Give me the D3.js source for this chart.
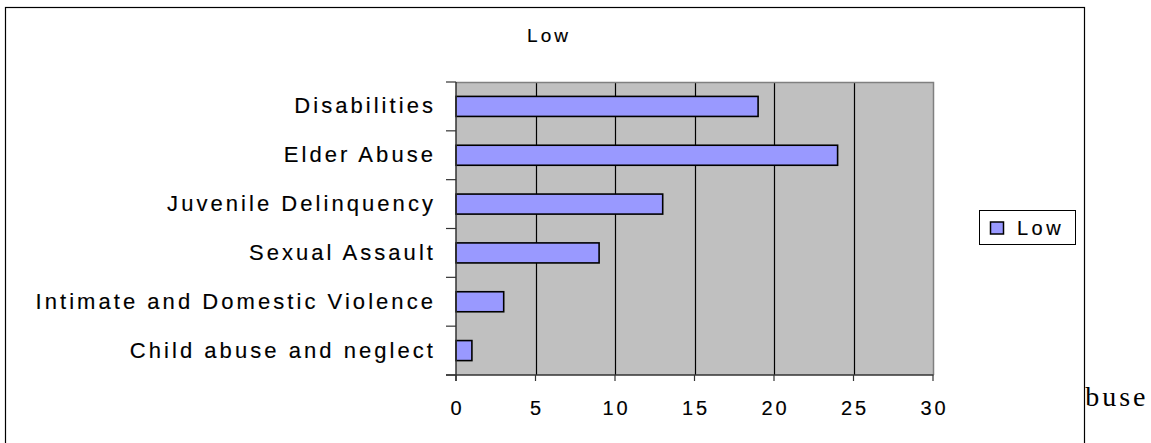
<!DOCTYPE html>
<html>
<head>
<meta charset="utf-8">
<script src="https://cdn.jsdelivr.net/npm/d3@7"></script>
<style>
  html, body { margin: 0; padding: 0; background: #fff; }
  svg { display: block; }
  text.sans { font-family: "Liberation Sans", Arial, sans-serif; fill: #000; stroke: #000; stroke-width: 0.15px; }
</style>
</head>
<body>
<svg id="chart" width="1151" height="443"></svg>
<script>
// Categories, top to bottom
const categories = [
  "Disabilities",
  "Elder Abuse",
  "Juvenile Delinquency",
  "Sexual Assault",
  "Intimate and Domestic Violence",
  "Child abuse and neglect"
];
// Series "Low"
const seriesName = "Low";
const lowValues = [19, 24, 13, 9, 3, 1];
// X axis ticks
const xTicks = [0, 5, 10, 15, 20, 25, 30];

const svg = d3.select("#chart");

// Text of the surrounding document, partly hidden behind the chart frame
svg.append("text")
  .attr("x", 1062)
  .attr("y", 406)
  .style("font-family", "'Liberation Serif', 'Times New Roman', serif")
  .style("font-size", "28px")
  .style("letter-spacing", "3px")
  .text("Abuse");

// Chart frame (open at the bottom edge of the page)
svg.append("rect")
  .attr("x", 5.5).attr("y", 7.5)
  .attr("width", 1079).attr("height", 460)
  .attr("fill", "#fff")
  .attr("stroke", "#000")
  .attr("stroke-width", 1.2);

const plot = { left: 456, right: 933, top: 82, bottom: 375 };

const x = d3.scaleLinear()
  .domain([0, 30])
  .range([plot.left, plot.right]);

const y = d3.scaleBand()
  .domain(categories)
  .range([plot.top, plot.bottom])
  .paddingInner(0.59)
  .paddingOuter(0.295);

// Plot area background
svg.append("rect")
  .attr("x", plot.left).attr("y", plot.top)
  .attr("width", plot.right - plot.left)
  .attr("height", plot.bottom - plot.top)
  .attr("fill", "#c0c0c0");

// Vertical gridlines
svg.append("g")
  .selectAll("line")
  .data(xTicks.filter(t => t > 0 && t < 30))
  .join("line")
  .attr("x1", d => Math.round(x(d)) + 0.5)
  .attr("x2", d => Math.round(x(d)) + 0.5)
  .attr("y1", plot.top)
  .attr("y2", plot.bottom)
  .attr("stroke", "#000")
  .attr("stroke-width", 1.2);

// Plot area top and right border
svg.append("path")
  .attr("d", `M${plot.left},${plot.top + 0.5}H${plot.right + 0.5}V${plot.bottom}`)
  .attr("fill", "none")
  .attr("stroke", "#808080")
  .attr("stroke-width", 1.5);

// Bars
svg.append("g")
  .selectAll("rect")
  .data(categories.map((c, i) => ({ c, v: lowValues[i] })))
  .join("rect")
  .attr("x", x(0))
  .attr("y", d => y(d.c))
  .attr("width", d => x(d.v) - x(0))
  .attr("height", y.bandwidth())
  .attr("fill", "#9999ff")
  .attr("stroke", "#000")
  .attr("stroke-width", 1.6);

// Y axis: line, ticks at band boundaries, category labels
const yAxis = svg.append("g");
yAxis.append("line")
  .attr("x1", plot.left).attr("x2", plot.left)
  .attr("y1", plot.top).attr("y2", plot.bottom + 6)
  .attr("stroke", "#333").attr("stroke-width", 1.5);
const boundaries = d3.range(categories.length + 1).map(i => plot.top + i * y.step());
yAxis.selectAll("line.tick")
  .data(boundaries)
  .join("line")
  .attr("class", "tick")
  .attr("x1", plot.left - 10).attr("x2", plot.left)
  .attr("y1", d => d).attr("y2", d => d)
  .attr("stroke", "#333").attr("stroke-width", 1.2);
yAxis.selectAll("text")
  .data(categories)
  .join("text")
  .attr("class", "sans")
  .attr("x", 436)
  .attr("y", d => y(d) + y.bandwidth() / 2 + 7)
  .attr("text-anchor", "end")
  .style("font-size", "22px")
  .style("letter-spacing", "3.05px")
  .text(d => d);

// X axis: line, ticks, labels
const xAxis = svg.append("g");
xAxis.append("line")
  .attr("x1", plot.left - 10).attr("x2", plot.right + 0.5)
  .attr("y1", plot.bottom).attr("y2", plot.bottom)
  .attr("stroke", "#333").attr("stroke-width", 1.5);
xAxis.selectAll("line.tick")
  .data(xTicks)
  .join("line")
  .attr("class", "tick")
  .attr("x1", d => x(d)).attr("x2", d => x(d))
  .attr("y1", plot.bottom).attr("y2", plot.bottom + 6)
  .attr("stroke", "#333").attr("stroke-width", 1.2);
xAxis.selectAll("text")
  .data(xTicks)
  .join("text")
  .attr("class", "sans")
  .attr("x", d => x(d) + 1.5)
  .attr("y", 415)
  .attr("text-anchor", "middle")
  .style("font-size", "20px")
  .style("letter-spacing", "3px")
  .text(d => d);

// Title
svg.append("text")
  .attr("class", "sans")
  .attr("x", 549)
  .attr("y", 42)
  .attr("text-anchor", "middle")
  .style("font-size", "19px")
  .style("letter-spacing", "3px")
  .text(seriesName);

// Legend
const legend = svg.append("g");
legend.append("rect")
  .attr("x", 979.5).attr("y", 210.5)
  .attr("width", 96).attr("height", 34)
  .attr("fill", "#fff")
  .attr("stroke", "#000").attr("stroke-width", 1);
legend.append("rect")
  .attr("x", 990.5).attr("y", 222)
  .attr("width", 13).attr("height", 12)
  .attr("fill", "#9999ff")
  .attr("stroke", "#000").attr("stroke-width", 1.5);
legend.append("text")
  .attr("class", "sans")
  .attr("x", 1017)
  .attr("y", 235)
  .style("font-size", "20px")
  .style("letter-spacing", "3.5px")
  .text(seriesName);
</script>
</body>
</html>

*WRITTEN EXERCISE*. Copy each line exactly, and leave the pictures out of your copy.

*WRITTEN ANSWER*.
Give me the D3.js source for this chart.
<!DOCTYPE html>
<html>
<head>
<meta charset="utf-8">
<script src="https://cdn.jsdelivr.net/npm/d3@7"></script>
<style>
  html, body { margin: 0; padding: 0; background: #fff; }
  svg { display: block; }
  text.sans { font-family: "Liberation Sans", Arial, sans-serif; fill: #000; stroke: #000; stroke-width: 0.15px; }
</style>
</head>
<body>
<svg id="chart" width="1151" height="443"></svg>
<script>
// Categories, top to bottom
const categories = [
  "Disabilities",
  "Elder Abuse",
  "Juvenile Delinquency",
  "Sexual Assault",
  "Intimate and Domestic Violence",
  "Child abuse and neglect"
];
// Series "Low"
const seriesName = "Low";
const lowValues = [19, 24, 13, 9, 3, 1];
// X axis ticks
const xTicks = [0, 5, 10, 15, 20, 25, 30];

const svg = d3.select("#chart");

// Text of the surrounding document, partly hidden behind the chart frame
svg.append("text")
  .attr("x", 1062)
  .attr("y", 406)
  .style("font-family", "'Liberation Serif', 'Times New Roman', serif")
  .style("font-size", "28px")
  .style("letter-spacing", "3px")
  .text("Abuse");

// Chart frame (open at the bottom edge of the page)
svg.append("rect")
  .attr("x", 5.5).attr("y", 7.5)
  .attr("width", 1079).attr("height", 460)
  .attr("fill", "#fff")
  .attr("stroke", "#000")
  .attr("stroke-width", 1.2);

const plot = { left: 456, right: 933, top: 82, bottom: 375 };

const x = d3.scaleLinear()
  .domain([0, 30])
  .range([plot.left, plot.right]);

const y = d3.scaleBand()
  .domain(categories)
  .range([plot.top, plot.bottom])
  .paddingInner(0.59)
  .paddingOuter(0.295);

// Plot area background
svg.append("rect")
  .attr("x", plot.left).attr("y", plot.top)
  .attr("width", plot.right - plot.left)
  .attr("height", plot.bottom - plot.top)
  .attr("fill", "#c0c0c0");

// Vertical gridlines
svg.append("g")
  .selectAll("line")
  .data(xTicks.filter(t => t > 0 && t < 30))
  .join("line")
  .attr("x1", d => Math.round(x(d)) + 0.5)
  .attr("x2", d => Math.round(x(d)) + 0.5)
  .attr("y1", plot.top)
  .attr("y2", plot.bottom)
  .attr("stroke", "#000")
  .attr("stroke-width", 1.2);

// Plot area top and right border
svg.append("path")
  .attr("d", `M${plot.left},${plot.top + 0.5}H${plot.right + 0.5}V${plot.bottom}`)
  .attr("fill", "none")
  .attr("stroke", "#808080")
  .attr("stroke-width", 1.5);

// Bars
svg.append("g")
  .selectAll("rect")
  .data(categories.map((c, i) => ({ c, v: lowValues[i] })))
  .join("rect")
  .attr("x", x(0))
  .attr("y", d => y(d.c))
  .attr("width", d => x(d.v) - x(0))
  .attr("height", y.bandwidth())
  .attr("fill", "#9999ff")
  .attr("stroke", "#000")
  .attr("stroke-width", 1.6);

// Y axis: line, ticks at band boundaries, category labels
const yAxis = svg.append("g");
yAxis.append("line")
  .attr("x1", plot.left).attr("x2", plot.left)
  .attr("y1", plot.top).attr("y2", plot.bottom + 6)
  .attr("stroke", "#333").attr("stroke-width", 1.5);
const boundaries = d3.range(categories.length + 1).map(i => plot.top + i * y.step());
yAxis.selectAll("line.tick")
  .data(boundaries)
  .join("line")
  .attr("class", "tick")
  .attr("x1", plot.left - 10).attr("x2", plot.left)
  .attr("y1", d => d).attr("y2", d => d)
  .attr("stroke", "#333").attr("stroke-width", 1.2);
yAxis.selectAll("text")
  .data(categories)
  .join("text")
  .attr("class", "sans")
  .attr("x", 436)
  .attr("y", d => y(d) + y.bandwidth() / 2 + 7)
  .attr("text-anchor", "end")
  .style("font-size", "22px")
  .style("letter-spacing", "3.05px")
  .text(d => d);

// X axis: line, ticks, labels
const xAxis = svg.append("g");
xAxis.append("line")
  .attr("x1", plot.left - 10).attr("x2", plot.right + 0.5)
  .attr("y1", plot.bottom).attr("y2", plot.bottom)
  .attr("stroke", "#333").attr("stroke-width", 1.5);
xAxis.selectAll("line.tick")
  .data(xTicks)
  .join("line")
  .attr("class", "tick")
  .attr("x1", d => x(d)).attr("x2", d => x(d))
  .attr("y1", plot.bottom).attr("y2", plot.bottom + 6)
  .attr("stroke", "#333").attr("stroke-width", 1.2);
xAxis.selectAll("text")
  .data(xTicks)
  .join("text")
  .attr("class", "sans")
  .attr("x", d => x(d) + 1.5)
  .attr("y", 415)
  .attr("text-anchor", "middle")
  .style("font-size", "20px")
  .style("letter-spacing", "3px")
  .text(d => d);

// Title
svg.append("text")
  .attr("class", "sans")
  .attr("x", 549)
  .attr("y", 42)
  .attr("text-anchor", "middle")
  .style("font-size", "19px")
  .style("letter-spacing", "3px")
  .text(seriesName);

// Legend
const legend = svg.append("g");
legend.append("rect")
  .attr("x", 979.5).attr("y", 210.5)
  .attr("width", 96).attr("height", 34)
  .attr("fill", "#fff")
  .attr("stroke", "#000").attr("stroke-width", 1);
legend.append("rect")
  .attr("x", 990.5).attr("y", 222)
  .attr("width", 13).attr("height", 12)
  .attr("fill", "#9999ff")
  .attr("stroke", "#000").attr("stroke-width", 1.5);
legend.append("text")
  .attr("class", "sans")
  .attr("x", 1017)
  .attr("y", 235)
  .style("font-size", "20px")
  .style("letter-spacing", "3.5px")
  .text(seriesName);
</script>
</body>
</html>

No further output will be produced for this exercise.